Recall that a rational function is defined as the ratio of two real polynomials with the condition that the polynomial in the denominator is not a zero polynomial.

$f(x) = \dfrac{P(x)}{Q(x)}$, where $Q(x) \neq 0$

An example of a rational function is:

$f(x) = \dfrac{x + 1}{2x^2 - x - 1}$

Rational functions can be graphed on the coordinate plane. We can use algebraic methods to calculate their $x$-intercepts (also known as zeros or roots), which are points where the graph intersects the $x$-axis. Rational functions can have zero, one, or multiple $x$-intercepts. 

For any function, the $x$-intercepts are $x$-values for which the function has a value of zero: $f(x) = 0$.

In the case of rational functions, the $x$-intercepts exist when the numerator is equal to $0$. For $f(x) = \frac{P(x)}{Q(x)}$, if $P(x) = 0$, then $f(x) = 0$.

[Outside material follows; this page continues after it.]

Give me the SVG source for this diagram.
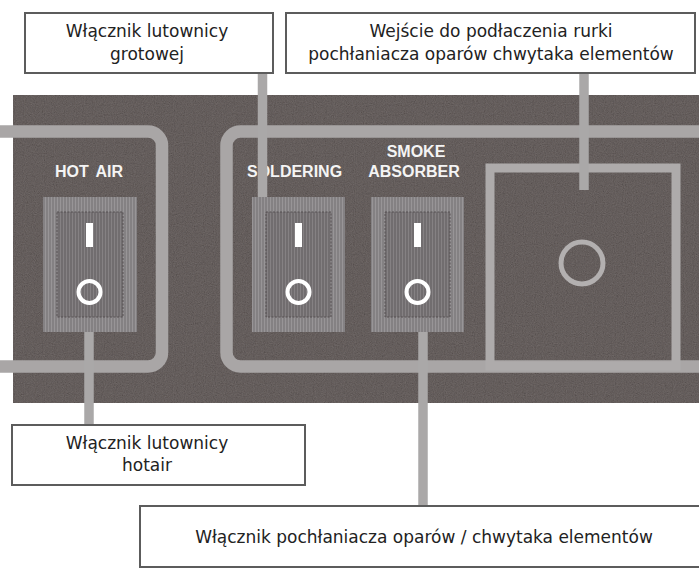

In order to solve rational functions for their $x$-intercepts, set the polynomial in the numerator equal to zero, and solve for $x$ by factoring where applicable.

Example 1

Find the $x$-intercepts of this function:

$f(x) = \dfrac{x^2 - 3x + 2}{x^2 - 2x -3}$ 

Set the numerator of this rational function equal to zero and solve for $x$: 

$\begin {aligned} 0 &=x^2 - 3x + 2 \\&= (x - 1)(x - 2) \end {aligned}$

Solutions for this polynomial are $x = 1$ or $x= 2$. This means that this function has $x$-intercepts at $1$ and $2$.

Example 2

Find the $x$-intercepts of the function:

$f(x) = \dfrac {1}{x}$ 

Here, the numerator is a constant, and therefore, cannot be set equal to $0$. Thus, this function does not have any $x$-intercepts.

Example 3

Find the roots of:

 $g(x) = \dfrac{x^3 - 2x}{2x^2 - 10}$

Factoring the numerator, we have:

 $\begin {aligned} 0&=x^3 - 2x \\&= x(x^2 - 2) \end {aligned}$

Given the factor $x$, the polynomial equals $0$ when $x=0$. 

Let the second factor equal zero, and solve for $x$:

$x^2 - 2 = 0 \\ x^2 = 2 \\ x = \pm \sqrt{2}$

Thus there are three roots, or $x$-intercepts: $0$, $-\sqrt{2}$ and $\sqrt{2}$. These can be observed in the graph of the function below.

Graph of $g(x) = \frac{x^3 - 2x}{2x^2 - 10}$

$x$-intercepts exist at $x = -\sqrt{2}, 0, \sqrt{2}$.